Oriel College's
Classics Society has, all unknowingly but with impeccable timing, chosen to
stage its
Lysistrata in the very week that Messrs Kim Jong-un and Moon Jae-in met
on 38th parallel north, the border between North and South Korea, in
the first faltering steps of amity between the two countries. This priapic, anti-war comedy from 411 BCE
by Aristophanesis the account of Lysistrata's zealous mission to bring peace to the
city-states of Athens and Sparta, riven by the Peloponnesian War. It's
interesting that Kim Jong-un's sister,
Kim Yo-jong, who holds the Orwellesque post of Director of the Propaganda and Agitation Department of the Workers' Party of Korea
,
is reported to have played a key role behind the scenes in the North's apparent
acquiescence in a peace initiative. The Lysistrata parallel is hardly exact,
but one may speculate idly whether the sanction imposed on any North
apparatchik caught out by the regime pushing any non-sanctioned detail of
policy might include compulsory sexual abstinence.
Be that as it may, Lysistrata (trans. 'disperser of the army') convinces the good matrons of Athens to deny sex to their husbands in order to compel them to sue for peace, and the play (a short 50 mins. running time) ends in a komos (denouement) presenting the reconciliation of men and women, husbands and wives, while pledges for peace negotiations are made. The basic structure of the play is simple: a prologue intoned behind us in Ancient Greek rang out, then a rather sparsely-populated chorus popped up with a brief agon (debate), first in Greek then in English about the merits of the sex strike, and a decision was made to give it a try. This was succeeded by a burst of a parabasis (a sung ode in Greek which here owed something, I thought, to Gregorian chant).
Thence a series of comic, almost farcical scenes ensued, demonstrating cause and effect of the proposed action. I say farcical because I felt that the presence of the erect phalluses (it seems of leather in the 4th century BCE; swap the leather for cloth and you have the Oriel concept) and the lack of gender specificity of the casting (at the time of Aristophanes all actors would have been male) made the impact of the peace/war discussion appear a little diluted. I've always thought the play is primarily about peace rather than the empowering of women, and that women are the cunning conduits for replacing war by peace.
But director Callista McLaughlin, who kindly gave me her thoughts afterwards on the production and its staging, suggested that the company had very reasonably focused more on the artistic aspects of the production rather than the politics or gender issues. The play has sensibly been pared down by omitting all of Aristophanes' contemporary references – personalities and local events - that would fail to resonate with a 21st century audience, but care has been taken to illustrate certain aspects of the authentic staging of yore – chorus, simple but colourful costumes, and just the right balance of Ancient Greek and English in the script. There was a simple blackboard set, splattered with glitter and adorned with a scrawled erect penis and vulva, and at the end we were treated to a song and a dance preparatory to peace talks.
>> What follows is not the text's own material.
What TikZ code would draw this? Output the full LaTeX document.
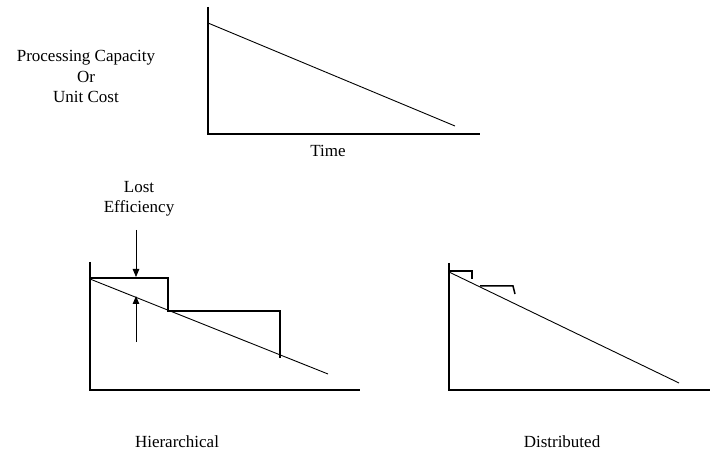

From the members of the cast who made a particular impression, Lydia Antigoni's Calonice was an abrasive warmonger, loud in his condemnation of the women, Tasha Bharucha was a boldly-spoken Proboulos, and Peace (here called Reconciliation) was Amelia Bowman, an enviably rubber-limbed gymnast, while Maddy Webb, in a boldly owlish T-shirt, inventive in reaction acting and lascivious in mime, raised a lot of laughter as the sex-starved Cinesias. Frustrated by his pink dressing-gowned wife's endless list of excuses for inaction, when she asks: 'You haven't got a rug?' he snaps: 'I don't need one. I just want to shag you!'
The hearteningly large audience included a contingent of sixth formers from Matthew Arnold School in Botley who are studying the play, and their laughter and applause was a measure of the success of the venture.